Film review: Amazing Grace
109 minutes; Cert. PG
Starring
Ioan Gruffudd (William Wilberforce), Albert Finney (John Newton) and Benedict Cumberbatch (William Pitt)
Amazing Grace is about Wilberforce’s 20-year political struggle to abolish the slave trade throughout the British Empire, culminating in the parliamentary Act of 25 March 1807.
Ioan Gruffudd portrays Wilberforce as a man of conviction persevering against all odds. He is a religious man, concerned to obey the voice of God. Convincing testimony to this fact comes from no less than his dying friend, William Pitt – ‘I wish I had your faith, Wilber’.
However, Amazing Grace nearly belies its name by failing to explore Wilber’s conversion experience. That had come about years before as a result of a European tour with evangelical Isaac Milner, when together they had read Philip Doddridge’s Rise & progress of religion in the soul.
Troubled in conscience about remaining in politics, Wilberforce seeks counsel of erstwhile slave trader John Newton. Newton’s shrewd advice is to stay put.
Surprisingly and inaccurately, the film has Newton the evangelical clergyman wearing a coarse woollen garment and mopping a church floor in a monkish act of penance. But Finney authentically quotes Newton’s immortal words: ‘I am a great sinner but Christ is a great Saviour’.
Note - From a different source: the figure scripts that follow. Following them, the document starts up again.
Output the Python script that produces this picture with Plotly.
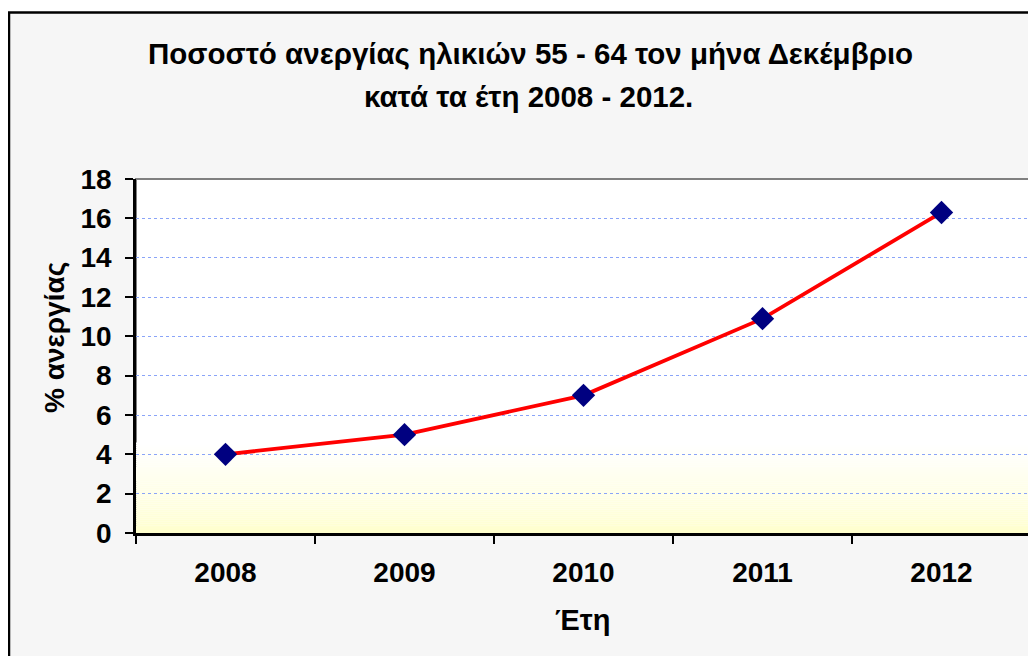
import plotly.graph_objects as go

years = ["2008", "2009", "2010", "2011", "2012"]
rates = [4.0, 5.0, 7.0, 10.9, 16.3]
y_ticks = [0, 2, 4, 6, 8, 10, 12, 14, 16, 18]

title_line1 = "Ποσοστό ανεργίας ηλικιών 55 - 64 τον μήνα Δεκέμβριο"
title_line2 = "κατά τα έτη 2008 - 2012."
y_title = "% ανεργίας"
x_title = "Έτη"

# the page body adds an 8px offset; positions below are in figure pixels
OFF = 8
W, H = 1036, 656
L, R, T, B = 136 - OFF, 1031 - OFF, 179 - OFF, 533 - OFF
FONT = "Liberation Sans, Arial, sans-serif"


def px(x):
    return (x - OFF - L) / (R - L)


def py(y):
    return (B - (y - OFF)) / (B - T)


fig = go.Figure()
fig.add_trace(go.Scatter(
    x=years, y=rates, mode="lines+markers",
    line=dict(color="#ff0000", width=3.8),
    marker=dict(symbol="diamond", size=18, color="#000080",
                line=dict(width=0)),
    showlegend=False, cliponaxis=False,
))

shapes = [
    dict(type="rect", xref="paper", yref="paper", layer="below",
         x0=px(9), x1=px(1060), y0=py(680), y1=py(12.5),
         fillcolor="#f6f6f6", line=dict(color="black", width=2.5)),
    dict(type="rect", xref="paper", yref="paper", layer="below",
         x0=0, x1=1, y0=0, y1=1,
         fillcolor="white", line=dict(color="#808080", width=2)),
]
nb = 46
top = 4.6
for i in range(nb):
    t = i / (nb - 1)
    b = int(round(204 + (255 - 204) * (t ** 0.8)))
    shapes.append(dict(type="rect", xref="paper", yref="y", layer="below",
                       x0=0, x1=1, y0=top * i / nb, y1=top * (i + 1) / nb,
                       fillcolor=f"rgb(255,255,{b})", line=dict(width=0)))

annotations = [
    dict(text=f"<b>{title_line1}</b>", x=px(530), y=py(53), xref="paper", yref="paper",
         showarrow=False, font=dict(family=FONT, size=29.5, color="black"),
         xanchor="center", yanchor="middle"),
    dict(text=f"<b>{title_line2}</b>", x=px(528), y=py(96), xref="paper", yref="paper",
         showarrow=False, font=dict(family=FONT, size=29.5, color="black"),
         xanchor="center", yanchor="middle"),
    dict(text=f"<b>{x_title}</b>", x=px(582), y=py(620), xref="paper", yref="paper",
         showarrow=False, font=dict(family=FONT, size=29, color="black"),
         xanchor="center", yanchor="middle"),
    dict(text=f"<b>{y_title}</b>", x=px(54), y=py(338), xref="paper", yref="paper",
         showarrow=False, textangle=-90, font=dict(family=FONT, size=28, color="black"),
         xanchor="center", yanchor="middle"),
]

fig.update_layout(
    width=W, height=H,
    margin=dict(l=L, r=W - R, t=T, b=H - B, pad=0, autoexpand=False),
    paper_bgcolor="white", plot_bgcolor="rgba(0,0,0,0)",
    shapes=shapes, annotations=annotations,
    font=dict(family=FONT, color="black"),
    xaxis=dict(type="category", range=[-0.5, 4.5], tickson="boundaries",
               ticks="outside", ticklen=8, tickwidth=2, tickcolor="black",
               showline=True, linecolor="black", linewidth=2.5,
               showgrid=False, zeroline=False, automargin=False,
               tickfont=dict(family=FONT, size=28, color="black", weight="bold"),
               ticklabelstandoff=13),
    yaxis=dict(range=[0, 18], tickvals=y_ticks,
               ticks="outside", ticklen=8, tickwidth=2, tickcolor="black",
               showline=True, linecolor="black", linewidth=2.5,
               showgrid=True, gridcolor="#8aa4f8", griddash="dot", gridwidth=1,
               zeroline=False, automargin=False,
               tickfont=dict(family=FONT, size=28, color="black", weight="bold"),
               ticklabelstandoff=8),
)

fig.write_html("out.html")
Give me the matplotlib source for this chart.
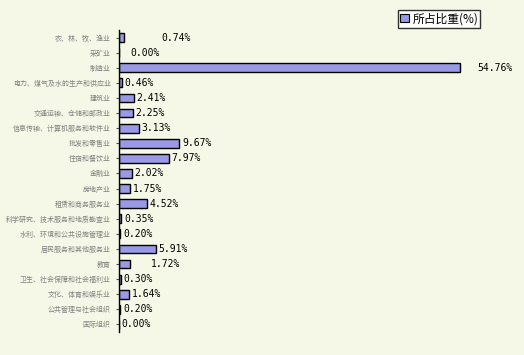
import matplotlib
matplotlib.use("Agg")
import matplotlib.pyplot as plt

categories = ["农、林、牧、渔业", "采矿业", "制造业", "电力、煤气及水的生产和供应业", "建筑业",
              "交通运输、仓储和邮政业", "信息传输、计算机服务和软件业", "批发和零售业", "住宿和餐饮业",
              "金融业", "房地产业", "租赁和商务服务业", "科学研究、技术服务和地质勘查业",
              "水利、环境和公共设施管理业", "居民服务和其他服务业", "教育", "卫生、社会保障和社会福利业",
              "文化、体育和娱乐业", "公共管理与社会组织", "国际组织"]
values = [0.74, 0.00, 54.76, 0.46, 2.41, 2.25, 3.13, 9.67, 7.97, 2.02, 1.75, 4.52, 0.35,
          0.20, 5.91, 1.72, 0.30, 1.64, 0.20, 0.00]
series_name = "所占比重(%)"

# label nudges (points) to mimic reference placement
nudge = {0: 25, 1: 6, 2: 10, 15: 13}

bg = "#F5F8E6"
bar_color = "#9999E6"

fig = plt.figure(figsize=(5.24, 3.55), dpi=100, facecolor=bg)
ax = fig.add_axes([119/524, 1-332/355, (493-119)/524, (332-30)/355], facecolor=bg)

n = len(categories)
ypos = list(range(n))
ax.barh(ypos, values, height=0.58, color=bar_color, edgecolor="black", linewidth=1.0)
ax.set_ylim(n-0.5, -0.5)
ax.set_xlim(0, 60)

for i, v in enumerate(values):
    ax.annotate(f"{v:.2f}%", (v, i), xytext=(2+nudge.get(i, 0), 0), textcoords="offset points",
                va="center", ha="left", fontsize=7, family="DejaVu Sans Mono", color="black")

ax.set_yticks(ypos)
ax.set_yticklabels(categories, family=["Noto Sans CJK SC", "DejaVu Sans"], fontsize=5.0, color="#808080")
ax.tick_params(axis="y", length=2, width=0.8, pad=4, direction="out", color="#555555")
ax.set_xticks([])
for s in ["top", "right", "bottom"]:
    ax.spines[s].set_visible(False)
ax.spines["left"].set_linewidth(1.0)

leg = fig.legend([plt.Rectangle((0, 0), 1, 1, facecolor=bar_color, edgecolor="black", linewidth=0.8)],
                 [series_name], loc="upper left", bbox_to_anchor=(398/524, 1-10/355),
                 prop={"family": ["Noto Sans CJK SC", "DejaVu Sans"], "size": 8.5},
                 frameon=True, fancybox=False, handlelength=0.7, handleheight=0.7,
                 handletextpad=0.3, borderpad=0.2, borderaxespad=0)
leg.get_frame().set_edgecolor("black")
leg.get_frame().set_facecolor("white")
leg.get_frame().set_linewidth(1.0)

fig.savefig("out.png", dpi=100, facecolor=bg)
Abolition is planned by the small group that meet within Wilberforce’s own house and then argued for in the eighteenthcentury House of Commons. This focus perhaps explains The Times’ comment (21 March) that Amazing Grace is a ‘historical drama of a genteel variety’, for the film indeed adopts the delicate approach to an indelicate subject.
There is little in the film of the savage barbarity of a slave ship’s ‘middle passage’ on the Atlantic, but, to be fair, had this been truly portrayed Amazing Grace could not have secured its PG rating and the film would have been less accessible.
I would not go as far as Chuck Colson, who wrote, ‘I was thrilled to the bone watching this “amazing” movie’. But, if Christians did seize the evangelistic opportunities it presented to discuss evangelical conversion’s ‘great change’ and the grace of Christ that filled Wilberforce’s life, something valuable will have been achieved.